Restrict the output to the lines below starting at the one that contains "The picture is" and ending at the one that contains "const tickLabelsF = [0,5,10,15];", and restate them word for word, both ends included.
· · · · ·
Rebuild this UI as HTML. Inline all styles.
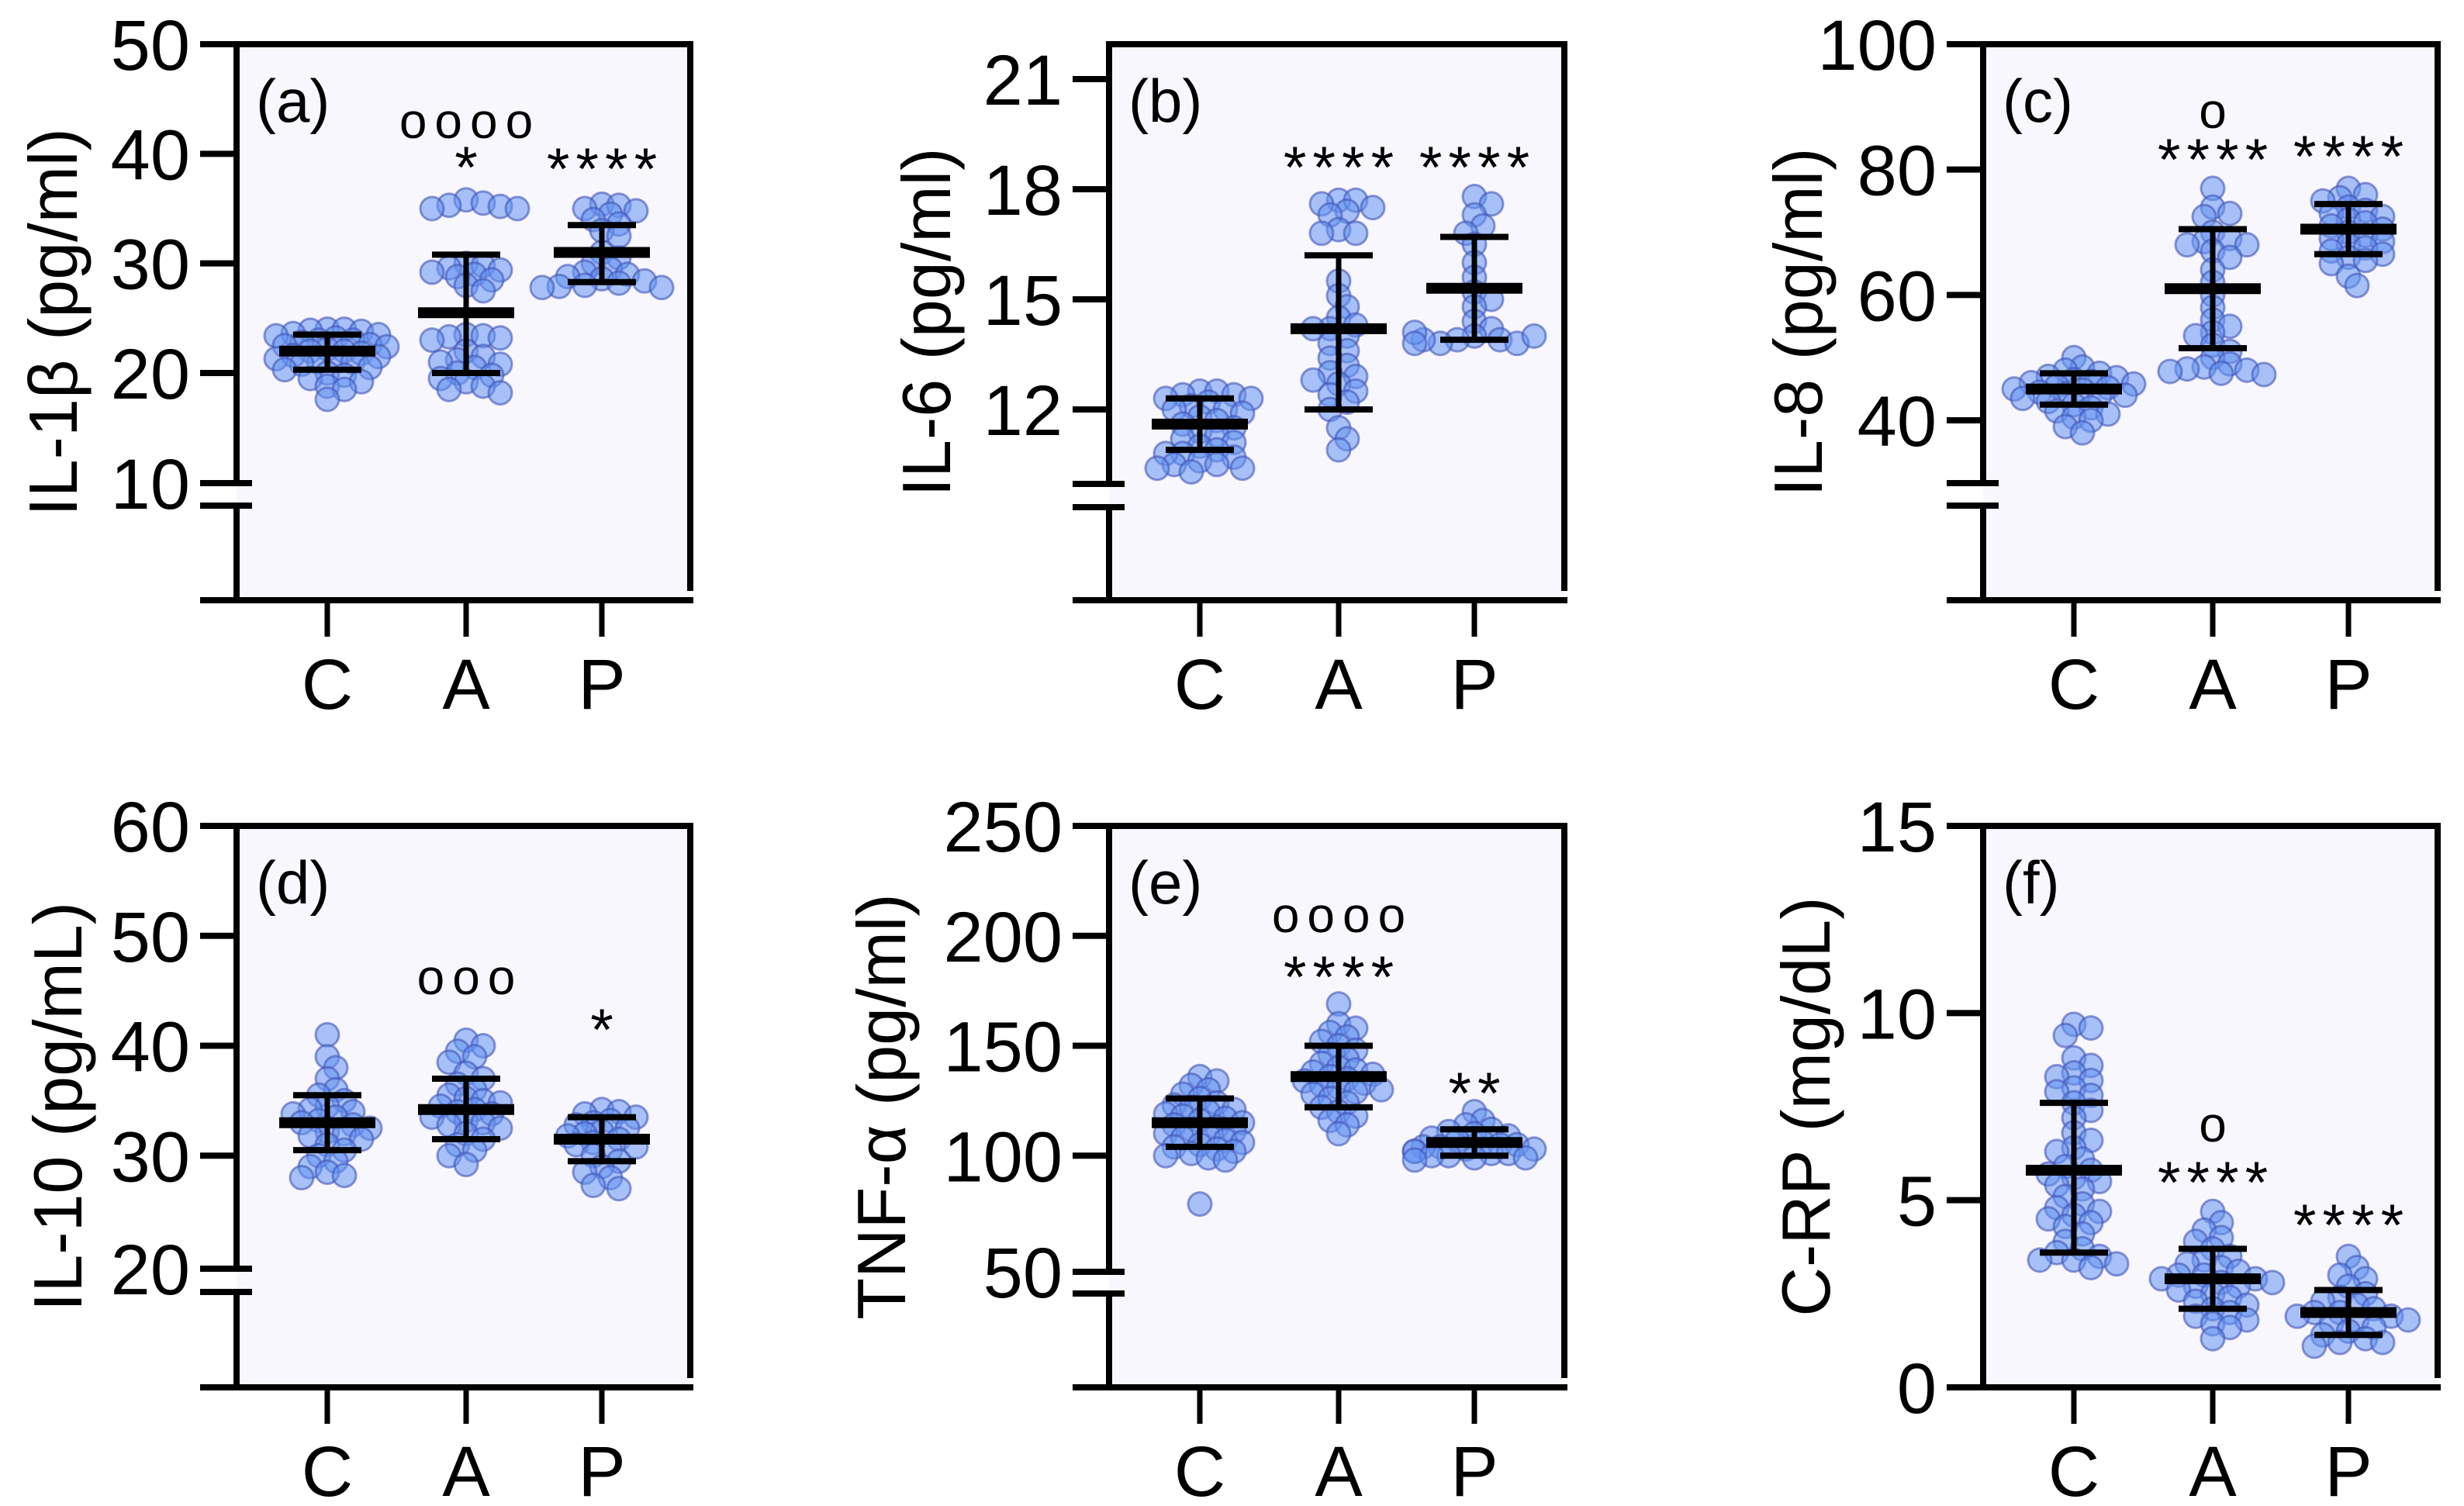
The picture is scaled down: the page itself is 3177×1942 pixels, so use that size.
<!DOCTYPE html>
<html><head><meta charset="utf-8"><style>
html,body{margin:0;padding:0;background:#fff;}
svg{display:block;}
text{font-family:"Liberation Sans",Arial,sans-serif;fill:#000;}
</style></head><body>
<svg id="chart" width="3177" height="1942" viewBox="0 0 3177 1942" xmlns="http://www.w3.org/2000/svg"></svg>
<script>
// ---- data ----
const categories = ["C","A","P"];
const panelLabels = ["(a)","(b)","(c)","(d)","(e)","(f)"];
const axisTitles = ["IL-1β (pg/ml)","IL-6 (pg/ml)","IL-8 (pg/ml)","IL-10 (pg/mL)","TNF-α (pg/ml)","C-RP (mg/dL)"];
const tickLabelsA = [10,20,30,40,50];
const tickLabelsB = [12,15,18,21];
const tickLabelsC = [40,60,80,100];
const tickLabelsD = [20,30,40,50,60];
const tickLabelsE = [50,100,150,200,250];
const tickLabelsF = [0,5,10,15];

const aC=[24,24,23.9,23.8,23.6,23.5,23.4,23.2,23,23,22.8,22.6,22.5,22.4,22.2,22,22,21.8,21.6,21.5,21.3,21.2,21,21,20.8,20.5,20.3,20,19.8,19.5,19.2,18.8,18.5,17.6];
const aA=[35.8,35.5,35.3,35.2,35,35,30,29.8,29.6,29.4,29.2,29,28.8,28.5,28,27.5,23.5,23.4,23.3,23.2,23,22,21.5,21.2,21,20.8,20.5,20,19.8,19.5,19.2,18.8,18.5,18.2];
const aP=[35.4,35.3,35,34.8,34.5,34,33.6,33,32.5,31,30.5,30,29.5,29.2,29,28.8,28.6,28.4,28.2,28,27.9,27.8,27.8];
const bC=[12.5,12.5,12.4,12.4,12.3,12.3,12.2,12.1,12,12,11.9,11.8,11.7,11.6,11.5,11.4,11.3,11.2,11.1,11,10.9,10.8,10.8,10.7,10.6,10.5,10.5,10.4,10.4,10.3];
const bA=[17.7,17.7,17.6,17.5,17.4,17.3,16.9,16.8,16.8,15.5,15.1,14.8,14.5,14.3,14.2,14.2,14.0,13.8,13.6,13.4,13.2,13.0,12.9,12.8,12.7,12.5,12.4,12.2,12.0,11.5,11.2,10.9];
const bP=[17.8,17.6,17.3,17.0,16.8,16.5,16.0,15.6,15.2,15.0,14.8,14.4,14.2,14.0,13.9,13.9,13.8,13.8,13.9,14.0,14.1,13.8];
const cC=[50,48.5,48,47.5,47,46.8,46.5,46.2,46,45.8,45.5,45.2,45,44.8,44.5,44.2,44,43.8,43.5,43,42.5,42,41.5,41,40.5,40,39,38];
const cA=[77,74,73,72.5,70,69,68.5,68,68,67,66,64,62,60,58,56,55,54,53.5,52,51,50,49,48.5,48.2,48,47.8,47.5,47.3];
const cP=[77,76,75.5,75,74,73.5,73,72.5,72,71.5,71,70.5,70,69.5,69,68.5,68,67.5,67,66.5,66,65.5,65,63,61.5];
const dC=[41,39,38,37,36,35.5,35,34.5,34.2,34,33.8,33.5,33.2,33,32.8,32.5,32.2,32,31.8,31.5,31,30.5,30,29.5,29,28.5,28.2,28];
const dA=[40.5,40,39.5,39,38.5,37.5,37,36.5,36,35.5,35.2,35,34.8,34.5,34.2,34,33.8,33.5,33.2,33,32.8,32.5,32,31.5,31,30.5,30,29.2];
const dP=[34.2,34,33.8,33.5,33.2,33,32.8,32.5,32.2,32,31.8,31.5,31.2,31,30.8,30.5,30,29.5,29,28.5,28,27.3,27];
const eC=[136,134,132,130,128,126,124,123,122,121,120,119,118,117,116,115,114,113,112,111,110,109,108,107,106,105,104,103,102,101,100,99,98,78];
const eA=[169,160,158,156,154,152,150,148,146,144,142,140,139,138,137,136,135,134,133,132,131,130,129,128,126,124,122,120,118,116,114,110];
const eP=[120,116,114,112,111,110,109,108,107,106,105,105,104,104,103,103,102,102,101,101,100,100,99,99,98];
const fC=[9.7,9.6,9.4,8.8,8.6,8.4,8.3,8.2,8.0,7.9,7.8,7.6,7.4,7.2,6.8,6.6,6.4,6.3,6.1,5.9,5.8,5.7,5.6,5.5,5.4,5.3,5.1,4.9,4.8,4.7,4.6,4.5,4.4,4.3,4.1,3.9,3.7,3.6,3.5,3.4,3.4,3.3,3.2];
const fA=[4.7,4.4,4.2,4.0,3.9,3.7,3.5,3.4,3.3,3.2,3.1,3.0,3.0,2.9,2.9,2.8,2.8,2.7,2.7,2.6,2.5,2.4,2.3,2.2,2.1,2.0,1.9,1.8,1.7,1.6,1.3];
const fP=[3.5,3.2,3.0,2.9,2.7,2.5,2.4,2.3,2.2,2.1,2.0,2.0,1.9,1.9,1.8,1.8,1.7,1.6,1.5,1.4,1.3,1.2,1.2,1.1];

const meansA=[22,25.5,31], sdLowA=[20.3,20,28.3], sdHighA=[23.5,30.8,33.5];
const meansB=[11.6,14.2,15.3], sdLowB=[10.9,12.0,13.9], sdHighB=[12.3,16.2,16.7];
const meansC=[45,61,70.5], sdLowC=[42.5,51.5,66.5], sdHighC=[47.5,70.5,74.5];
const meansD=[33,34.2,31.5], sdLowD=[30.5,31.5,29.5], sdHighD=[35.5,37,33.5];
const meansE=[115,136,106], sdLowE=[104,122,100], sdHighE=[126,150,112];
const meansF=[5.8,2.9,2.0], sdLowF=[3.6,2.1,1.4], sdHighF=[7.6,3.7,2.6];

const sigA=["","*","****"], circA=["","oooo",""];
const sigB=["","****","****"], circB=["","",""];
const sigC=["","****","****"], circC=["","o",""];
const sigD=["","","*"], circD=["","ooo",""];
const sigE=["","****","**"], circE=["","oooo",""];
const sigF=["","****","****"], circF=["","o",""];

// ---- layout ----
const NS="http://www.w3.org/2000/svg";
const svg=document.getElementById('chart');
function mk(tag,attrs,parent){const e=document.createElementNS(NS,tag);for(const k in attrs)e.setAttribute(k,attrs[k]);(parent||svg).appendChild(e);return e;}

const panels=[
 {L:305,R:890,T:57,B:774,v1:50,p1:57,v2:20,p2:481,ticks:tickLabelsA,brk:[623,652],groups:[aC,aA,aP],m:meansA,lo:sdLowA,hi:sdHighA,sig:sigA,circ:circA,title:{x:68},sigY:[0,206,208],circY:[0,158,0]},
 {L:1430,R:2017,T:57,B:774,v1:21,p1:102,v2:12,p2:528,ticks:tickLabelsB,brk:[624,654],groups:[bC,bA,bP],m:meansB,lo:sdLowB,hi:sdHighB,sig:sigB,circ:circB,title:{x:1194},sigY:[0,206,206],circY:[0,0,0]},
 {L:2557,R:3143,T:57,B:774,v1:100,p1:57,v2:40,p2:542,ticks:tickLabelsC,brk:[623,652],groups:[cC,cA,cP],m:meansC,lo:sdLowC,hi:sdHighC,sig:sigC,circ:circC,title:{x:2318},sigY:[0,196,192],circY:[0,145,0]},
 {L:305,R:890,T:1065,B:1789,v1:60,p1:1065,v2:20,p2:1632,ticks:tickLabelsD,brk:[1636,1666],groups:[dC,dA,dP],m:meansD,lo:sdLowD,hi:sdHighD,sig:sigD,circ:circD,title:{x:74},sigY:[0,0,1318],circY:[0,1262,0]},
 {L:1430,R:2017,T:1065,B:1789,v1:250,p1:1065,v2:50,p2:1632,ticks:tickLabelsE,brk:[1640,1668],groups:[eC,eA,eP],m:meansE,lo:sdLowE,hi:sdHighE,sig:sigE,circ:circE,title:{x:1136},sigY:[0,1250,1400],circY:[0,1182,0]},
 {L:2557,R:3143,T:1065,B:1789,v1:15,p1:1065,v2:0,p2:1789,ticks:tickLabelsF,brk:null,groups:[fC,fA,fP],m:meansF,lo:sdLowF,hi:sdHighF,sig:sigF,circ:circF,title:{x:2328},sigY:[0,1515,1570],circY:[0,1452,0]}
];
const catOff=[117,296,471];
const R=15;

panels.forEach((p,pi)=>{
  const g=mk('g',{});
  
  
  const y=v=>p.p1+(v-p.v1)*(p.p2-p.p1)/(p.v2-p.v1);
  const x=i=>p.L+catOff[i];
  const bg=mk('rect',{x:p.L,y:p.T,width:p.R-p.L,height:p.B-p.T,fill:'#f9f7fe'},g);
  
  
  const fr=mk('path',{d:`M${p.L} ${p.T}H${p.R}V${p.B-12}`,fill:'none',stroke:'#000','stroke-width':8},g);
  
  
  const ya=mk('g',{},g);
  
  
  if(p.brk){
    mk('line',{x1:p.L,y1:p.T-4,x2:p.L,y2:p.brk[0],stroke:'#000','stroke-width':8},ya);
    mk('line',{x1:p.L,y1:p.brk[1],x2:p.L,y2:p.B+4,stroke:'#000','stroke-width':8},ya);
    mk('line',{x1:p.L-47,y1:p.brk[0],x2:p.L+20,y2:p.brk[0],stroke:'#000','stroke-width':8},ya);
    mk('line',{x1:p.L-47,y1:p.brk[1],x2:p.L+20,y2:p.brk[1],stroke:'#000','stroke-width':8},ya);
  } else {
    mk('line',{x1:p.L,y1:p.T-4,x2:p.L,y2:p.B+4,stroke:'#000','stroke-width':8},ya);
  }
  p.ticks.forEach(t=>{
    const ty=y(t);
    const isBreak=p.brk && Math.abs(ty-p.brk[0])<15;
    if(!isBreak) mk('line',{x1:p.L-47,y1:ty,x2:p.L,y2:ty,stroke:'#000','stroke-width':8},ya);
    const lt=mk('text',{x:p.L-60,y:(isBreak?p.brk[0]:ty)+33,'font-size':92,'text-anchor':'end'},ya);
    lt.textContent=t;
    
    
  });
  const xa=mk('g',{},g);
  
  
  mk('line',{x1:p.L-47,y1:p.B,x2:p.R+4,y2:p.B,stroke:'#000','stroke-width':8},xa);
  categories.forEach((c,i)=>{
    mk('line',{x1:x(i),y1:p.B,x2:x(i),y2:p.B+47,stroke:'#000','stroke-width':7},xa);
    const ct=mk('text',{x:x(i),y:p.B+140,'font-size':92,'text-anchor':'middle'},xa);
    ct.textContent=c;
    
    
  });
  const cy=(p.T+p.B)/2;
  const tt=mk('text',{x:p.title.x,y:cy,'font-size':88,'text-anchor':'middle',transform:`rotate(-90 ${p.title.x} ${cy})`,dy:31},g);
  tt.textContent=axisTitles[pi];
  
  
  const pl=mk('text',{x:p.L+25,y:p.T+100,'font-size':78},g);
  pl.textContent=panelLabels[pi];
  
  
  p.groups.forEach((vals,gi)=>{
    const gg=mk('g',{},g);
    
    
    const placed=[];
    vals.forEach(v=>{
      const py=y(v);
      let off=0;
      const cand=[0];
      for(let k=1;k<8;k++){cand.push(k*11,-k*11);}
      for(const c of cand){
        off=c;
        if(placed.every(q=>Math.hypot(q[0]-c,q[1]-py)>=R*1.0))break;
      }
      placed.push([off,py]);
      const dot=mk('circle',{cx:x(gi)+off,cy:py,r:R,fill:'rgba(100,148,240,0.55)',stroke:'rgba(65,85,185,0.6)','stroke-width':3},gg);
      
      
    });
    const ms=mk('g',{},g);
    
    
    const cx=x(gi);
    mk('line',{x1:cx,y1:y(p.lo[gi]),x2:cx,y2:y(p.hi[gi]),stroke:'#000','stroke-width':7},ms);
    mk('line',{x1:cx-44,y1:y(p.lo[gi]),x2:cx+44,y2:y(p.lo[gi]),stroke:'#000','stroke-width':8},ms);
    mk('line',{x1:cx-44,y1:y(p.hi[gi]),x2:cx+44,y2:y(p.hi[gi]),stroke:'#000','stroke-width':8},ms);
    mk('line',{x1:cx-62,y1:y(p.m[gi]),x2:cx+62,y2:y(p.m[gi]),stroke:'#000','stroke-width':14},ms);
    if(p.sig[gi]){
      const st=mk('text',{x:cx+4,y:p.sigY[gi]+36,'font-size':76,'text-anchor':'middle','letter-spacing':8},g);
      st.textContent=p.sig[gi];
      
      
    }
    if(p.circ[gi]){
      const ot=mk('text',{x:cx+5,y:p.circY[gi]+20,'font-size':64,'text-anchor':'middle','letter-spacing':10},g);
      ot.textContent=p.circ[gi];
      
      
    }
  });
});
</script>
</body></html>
· · · · ·
■ **Full response**:
The picture is scaled down: the page itself is 3177×1942 pixels, so use that size.
<!DOCTYPE html>
<html><head><meta charset="utf-8"><style>
html,body{margin:0;padding:0;background:#fff;}
svg{display:block;}
text{font-family:"Liberation Sans",Arial,sans-serif;fill:#000;}
</style></head><body>
<svg id="chart" width="3177" height="1942" viewBox="0 0 3177 1942" xmlns="http://www.w3.org/2000/svg"></svg>
<script>
// ---- data ----
const categories = ["C","A","P"];
const panelLabels = ["(a)","(b)","(c)","(d)","(e)","(f)"];
const axisTitles = ["IL-1β (pg/ml)","IL-6 (pg/ml)","IL-8 (pg/ml)","IL-10 (pg/mL)","TNF-α (pg/ml)","C-RP (mg/dL)"];
const tickLabelsA = [10,20,30,40,50];
const tickLabelsB = [12,15,18,21];
const tickLabelsC = [40,60,80,100];
const tickLabelsD = [20,30,40,50,60];
const tickLabelsE = [50,100,150,200,250];
const tickLabelsF = [0,5,10,15];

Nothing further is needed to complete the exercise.